Article publié par Jean-Pierre VERGAUWE dans la revue ARCHITRAVE n° 186 de décembre 2015

 

Il arrive -malheureusement de plus en plus souvent- que le maître de l’ouvrage et l’architecte se trouvent confrontés à une déficience progressivement chronique de l’entrepreneur.

L’architecte procède au relevé des vices, manquements et autres malfaçons consignés dans les procès-verbaux de réunions de chantier.

Si ces remarques demeurent inopérantes, le maître de l’ouvrage adressera une mise en demeure.

Lorsque ces deux démarches restent sans effet, le maître de l’ouvrage peut actionner les mesures d’office.

Il arrive enfin que l’entrepreneur propose des réparations en nature.

C’est souvent le cas lorsqu’il se trouve acculé dans le cadre d’une procédure en justice et au cours de l’expertise judiciaire ; il préférera, en effet, exécuter lui-même les réparations plutôt que de se voir condamné à payer une indemnité correspondant au coût des remises en état (réparation par équivalent).

En principe la réparation en nature est de droit ; le débiteur est autorisé à proposer de réparer lui-même. Cependant dans certains cas le créancier (à savoir le maître de l’ouvrage) pourra refuser cette offre.

C’est ce que rappelle un arrêt de la Cour d’appel de Liège du 20 janvier 2014 (2012/RG/1847 qui peut être consulté sur le site de Juridat F-20140130-8).

En effet, face à l’opposition du maître de l’ouvrage d’accepter la réparation en nature, la Cour constate que l’offre d’exécution en nature ne peut être accueillie en l’espèce dès lors que l’entrepreneur ne présente pas les garanties suffisantes compte tenu de la dégradation du climat entre parties et du fait que l’entrepreneur, mis en face de ses manquements avant la citation introductive d’instance, n’a pu réaliser les corrections qui s’imposaient.

Le Tribunal statue en fonction des éléments de la cause qui lui sont soumis.

La perte de légitime confiance peut justifier le refus d’une réparation en nature.

C’est le cas notamment lorsque l’entrepreneur a été invité à plusieurs reprises à procéder aux réparations ou encore lorsqu’il s’est avéré qu’il était incapable de remédier efficacement à la situation.

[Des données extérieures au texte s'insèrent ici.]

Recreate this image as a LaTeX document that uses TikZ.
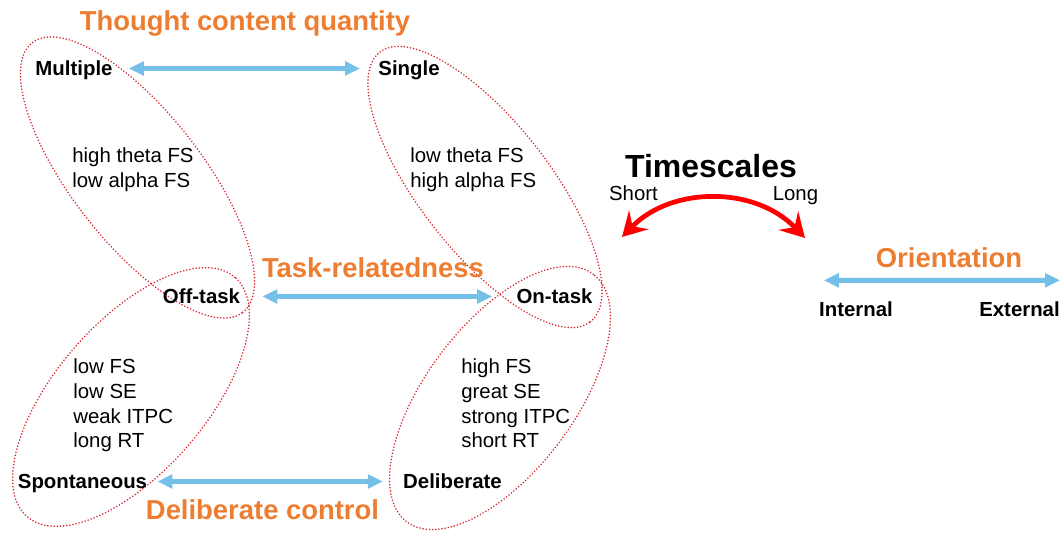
\documentclass[tikz,border=0pt]{standalone}
\usepackage{fontspec}
\setmainfont{Liberation Sans}
\usetikzlibrary{arrows.meta}
\definecolor{ttlorange}{HTML}{ED7D31}
\definecolor{arrowblue}{HTML}{74C0E8}
\definecolor{dotred}{HTML}{D8262F}

\begin{document}
\begin{tikzpicture}[
    lab/.style={font=\fontsize{11.6}{14}\selectfont\bfseries, inner sep=0, text height=8.3pt, text depth=0pt},
    plain/.style={font=\fontsize{11.6}{14}\selectfont, inner sep=0, text height=8.3pt, text depth=0pt},
    txt/.style={font=\fontsize{11.6}{14.2}\selectfont, inner sep=0, align=left, anchor=north west},
    ttl/.style={font=\fontsize{15.6}{18}\selectfont\bfseries, text=ttlorange, inner sep=0, text height=11.2pt, text depth=0pt},
    biarrow/.style={arrowblue, line width=2.8pt, {Triangle[length=3mm,width=2.7mm]}-{Triangle[length=3mm,width=2.7mm]}, shorten <=0.4cm, shorten >=0.4cm},
    dotring/.style={dotred, line width=1pt, dash pattern=on 0pt off 1.8pt, line cap=round}]
\useasboundingbox (0,0) rectangle (21.26,10.66);

% the four dotted groupings
\draw[dotring, rotate around={-52:(2.75,7.11)}] (2.75,7.11) ellipse (3.42 and 1.30);
\draw[dotring, rotate around={-52:(9.70,6.92)}] (9.70,6.92) ellipse (3.42 and 1.30);
\draw[dotring, rotate around={49:(2.62,2.72)}] (2.62,2.72) ellipse (3.17 and 1.50);
\draw[dotring, rotate around={53:(10.0,2.70)}] (10.0,2.70) ellipse (3.10 and 1.48);

% thought content quantity
\node[ttl] (tcq) at (4.90,10.25) {Thought content quantity};
\node[lab] (mult) at (1.48,9.29) {Multiple};
\node[lab] (sing) at (8.18,9.29) {Single};
\draw[biarrow, shorten <=0.32cm, shorten >=0.36cm] (mult) -- (sing);
\node[txt] (thetaA) at (1.44,7.72) {high theta FS\\low alpha FS};
\node[txt] (thetaB) at (8.20,7.72) {low theta FS\\high alpha FS};

% task-relatedness
\node[ttl] (task) at (7.46,5.31) {Task-relatedness};
\node[lab] (off) at (4.03,4.73) {Off-task};
\node[lab] (on) at (11.09,4.73) {On-task};
\draw[biarrow, shorten <=0.44cm, shorten >=0.48cm] (off) -- (on);
\node[txt] (fsA) at (1.46,3.50) {low FS\\low SE\\weak ITPC\\long RT};
\node[txt] (fsB) at (9.22,3.50) {high FS\\great SE\\strong ITPC\\short RT};

% deliberate control
\node[lab] (spont) at (1.65,1.03) {Spontaneous};
\node[lab] (delib) at (9.05,1.03) {Deliberate};
\draw[biarrow, shorten <=0.2cm, shorten >=0.4cm] (spont) -- (delib);
\node[ttl] (dc) at (5.25,0.47) {Deliberate control};

% timescales
\node[font=\fontsize{18.2}{21}\selectfont\bfseries, inner sep=0, text height=13pt, text depth=0pt] (time) at (14.22,7.34) {Timescales};
\node[plain] (short) at (12.67,6.79) {Short};
\node[plain] (long) at (15.91,6.79) {Long};
\coordinate (shortTip) at (12.44,5.92);
\coordinate (longTip) at (16.10,5.90);
\draw[red, line width=2.7pt, {Stealth[length=4.8mm,width=5.4mm,inset=1.8mm]}-{Stealth[length=4.8mm,width=5.4mm,inset=1.8mm]}] (shortTip) to[bend left=46] (longTip);

% orientation
\node[ttl] (orient) at (18.98,5.51) {Orientation};
\node[lab] (intl) at (17.12,4.48) {Internal};
\node[lab] (extl) at (20.39,4.48) {External};
\draw[biarrow, shorten <=0pt, shorten >=0pt] ([shift={(0.1,0.42)}]intl.north west) -- ([yshift=0.42cm]extl.north east);

\end{tikzpicture}
\end{document}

Dans ce même arrêt la Cour d’appel confirme l’exception d’inexécution.

En effet, un contrat d’entreprise est un contrat dit synallagmatique, ce qui signifie qu’il comprend des obligations réciproques à respecter par les parties : l’entrepreneur doit exécuter l’ouvrage dans les règles de l’art et conformément au contrat. Son cocontractant, à savoir le maître de l’ouvrage doit payer les factures au fur et à mesure de l’exécution conforme des travaux et ne peut abusivement refuser leur réception.

Après avoir rappelé ces principes, la Cour ajoute : « le principe d’exécution de bonne foi des conventions n’oblige pas la partie qui invoque l’exception à en faire l’application en proportion avec le préjudice qu’elle subit effectivement. Pour être efficace comme mesure de contrainte, l’exception doit, en effet, nécessairement causer au débiteur défaillant un préjudice supérieur à celui qui résulte du manquement imputable à ce dernier.

 Si le Juge estime que l’usage de l’exception est abusif, il peut modérer les effets de la suspension des obligations en ramenant cette suspension dans la limite d’un usage normal ».

En d’autres termes, le maître de l’ouvrage pourra retenir le cas échéant des montants supérieurs au coût réel des réparations de façon à exercer sur l’entrepreneur débiteur un moyen de pression justifié en fonction des circonstances.

Il faut bien entendu utiliser cette arme avec précaution et proportionnalité.